Gilda y el triunfo de los subestimados
Hace un par de días circuló ese video que mostraba a unos pasajeros del subte B bailando al ritmo de "Fuiste", el hit de Gilda, en la versión de un trío ambulante de guitarra, violín y percusión. Es fácil ponerse cínico frente a este tipo de registros, pequeñas situaciones no ordinarias que en la actualidad adquieren carácter de contenido noticioso, pero yo venía de ver la película de Lorena Muñoz -Gilda, No me arrepiento de este amor- y me gustó toparme con ese grupo de gente que rompía con la inercia del fastidio, el aburrimiento o el Candy Crush y transformaba, por un par de minutos, un vagón chino en una cápsula de energía tropical.
Salí del cine -martes a la hora del almuerzo, unas siete personas en la sala- con la sensación de haber quedado inutilizado para el resto del día. No porque fuera una obra maestra, sino por lo emotiva que resulta la película, desoladora en un sentido que no es fácil definir. La tristeza de la historia no tiene que ver directamente con la tragedia final de la cantante, la muerte en la ruta junto a su madre, su hija y algunos de sus músicos en el momento más exitoso de su carrera. La propia mirada de Gilda, reinventada en esta biopic por una Natalia Oreiro irresistible, contiene una especie de mensaje cifrado, difícil de leer en términos literales, pero que parece hablarnos sobre la imposibilidad de ser felices, aun cuando hayas conquistado tus sueños y llegues a Disco de Platino sin que nadie apostara por vos.

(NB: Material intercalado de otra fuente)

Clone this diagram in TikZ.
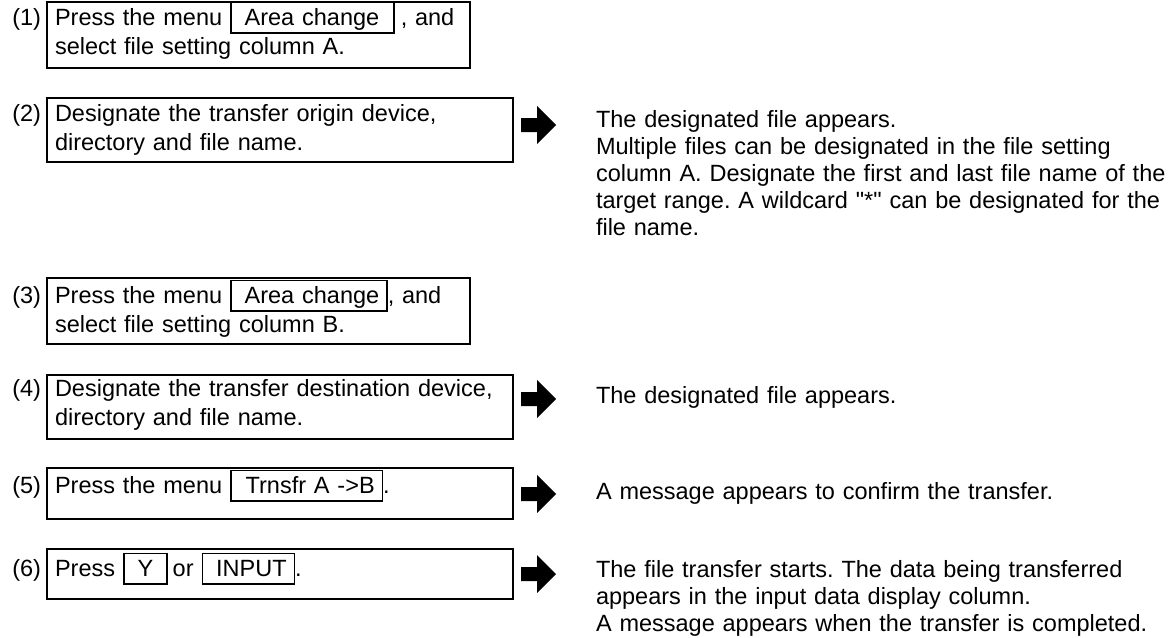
\documentclass[tikz,border=0pt]{standalone}
\usepackage{fontspec}
\setmainfont{Liberation Sans}[Ligatures=TeXOff]
\frenchspacing
\newcommand\kb[1]{{\setlength{\fboxsep}{0pt}\setlength{\fboxrule}{1.5pt}\fbox{\rule[-7pt]{0pt}{29pt}#1}}}
\begin{document}
\begin{tikzpicture}[x=1pt,y=-1pt,
  every node/.style={inner sep=0pt,outer sep=0pt},
  stepbox/.style={draw,line width=1.5pt,anchor=north west},
  boxtext/.style={font=\fontsize{23.5}{29.5}\selectfont,anchor=base west,text width=460pt,align=left},
  numlabel/.style={font=\fontsize{23.5}{29}\selectfont,anchor=base east},
  restext/.style={font=\fontsize{23.5}{27}\selectfont,anchor=base west,text width=575pt,align=left},
  blockarrow/.style={fill=black}]
\useasboundingbox (0,0) rectangle (1172,637);
% boxes
\node[stepbox,minimum width=423pt,minimum height=66pt] (b1) at (47,2) {};
\node[stepbox,minimum width=466pt,minimum height=64pt] (b2) at (47,98) {};
\node[stepbox,minimum width=423pt,minimum height=66pt] (b3) at (47,278) {};
\node[stepbox,minimum width=466pt,minimum height=64pt] (b4) at (47,375) {};
\node[stepbox,minimum width=466pt,minimum height=51pt] (b5) at (47,468) {};
\node[stepbox,minimum width=466pt,minimum height=50pt] (b6) at (47,549) {};
% box texts
\node[boxtext] (t1) at (55,25) {Press the menu\hspace{8pt}\kb{\hspace{13pt}Area change\hspace{14pt}}\hspace{6pt}, and\\select file setting column A.};
\node[boxtext] (t2) at (55,121) {Designate the transfer origin device,\\directory and file name.};
\node[boxtext] (t3) at (55,303) {Press the menu\hspace{8pt}\kb{\hspace{13pt}Area change\hspace{7pt}}, and\\select file setting column B.};
\node[boxtext] (t4) at (55,396) {Designate the transfer destination device,\\directory and file name.};
\node[boxtext] (t5) at (55,493) {Press the menu\hspace{8pt}\kb{\hspace{14pt}Trnsfr A ->B\hspace{7pt}}.};
\node[boxtext] (t6) at (55,576) {Press\hspace{8pt}\kb{\hspace{13pt}Y\hspace{13pt}}\hspace{5pt}or\hspace{8pt}\kb{\hspace{13pt}INPUT\hspace{7pt}}.};
% numbers
\foreach \i in {1,...,6}{
  \node[numlabel] (n\i) at ([xshift=-14pt]t\i.base west) {(\i)};
}
% arrows
\foreach \nm/\yy in {a2/125, a4/399, a5/494, a6/574}{
  \fill[blockarrow] (521,\yy-7) -- (537,\yy-7) -- (537,\yy-19) -- (556,\yy) -- (537,\yy+19) -- (537,\yy+7) -- (521,\yy+7) -- cycle;
}
% result texts
\node[restext] (r2) at (596,127) {The designated file appears.\\Multiple files can be designated in the file setting\\column A. Designate the first and last file name of the\\target range. A wildcard "*" can be designated for the\\file name.};
\node[restext] (r4) at (596,403) {The designated file appears.};
\node[restext] (r5) at (596,499) {A message appears to confirm the transfer.};
\node[restext] (r6) at (596,577) {The file transfer starts. The data being transferred\\appears in the input data display column.\\A message appears when the transfer is completed.};
\end{tikzpicture}
\end{document}
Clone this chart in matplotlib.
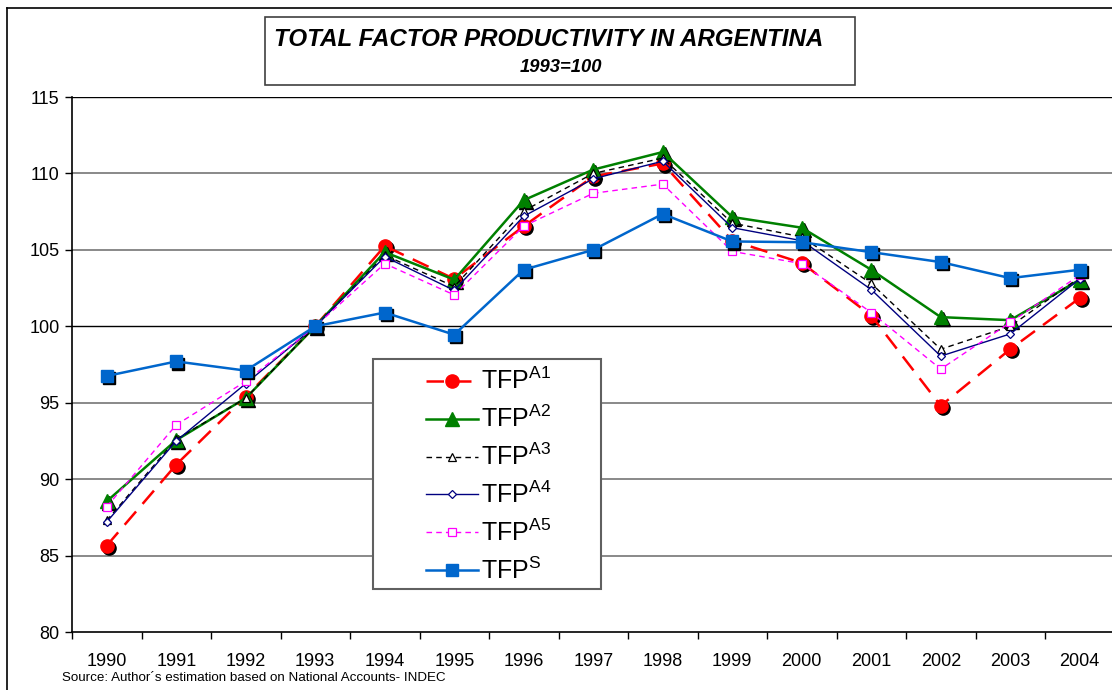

Quizás influya la carga mística de su leyenda, pero "aura" es la única palabra que se me ocurre para entender eso que todavía envuelve a Gilda, y que se proyecta en esos videos en tonalidades VHS disponibles en YouTube, que tampoco son demasiados. Porque si bien Gilda llegó a disfrutar de ese amor popular que iba en aumento, aun sin prever la escala de santificación post mórtem, su fama no había penetrado del todo en el prime time. A diferencia de Rodrigo, el otro ángel caído de la movida tropical, la notoriedad de Gilda se jugaba principalmente en las bailantas, en la pantalla de Pasión de sábado, en los pasacasetes de los barrios. No fue, en vida, tapa de la revista Gente, no se sentó a comer con Mirtha Legrand. Casi todos recordamos dónde estábamos cuando murió Rodrigo, pero pocos recuerdan dónde estaban cuando murió Gilda.
¿Por qué su historia sigue siendo magnética, conmovedora y misteriosa? Primero hay que escuchar la voz, la alquimia rara de su registro melodioso en contraste con la orquestación merengada y el ritmo sintético de los teclados, una marca del tiempo en que la cumbia nacional empezó a sonar en las fiestas de todas las clases. En esa voz ya está expuesta la fragilidad que enuncian las letras de una heroína melancólica (como el tango, una tristeza que se baila), un corazón herido por estocadas invisibles. Esa es la Gilda que cuenta Muñoz y la que recrea Oreiro. Mucho más allá del jopo desflecado, tan noventista, de los tops y los jeans entallados, Oreiro conjura esa mezcla de candor y autoridad en la voz y la mirada de la cantante. Sabemos, desde el primer minuto, que será un rato de felicidad musical condenado a la desgracia, la naturaleza contradictoria de toda realización personal y, allá en el fondo, el triunfo agridulce, excepcional e incompleto de los subestimados.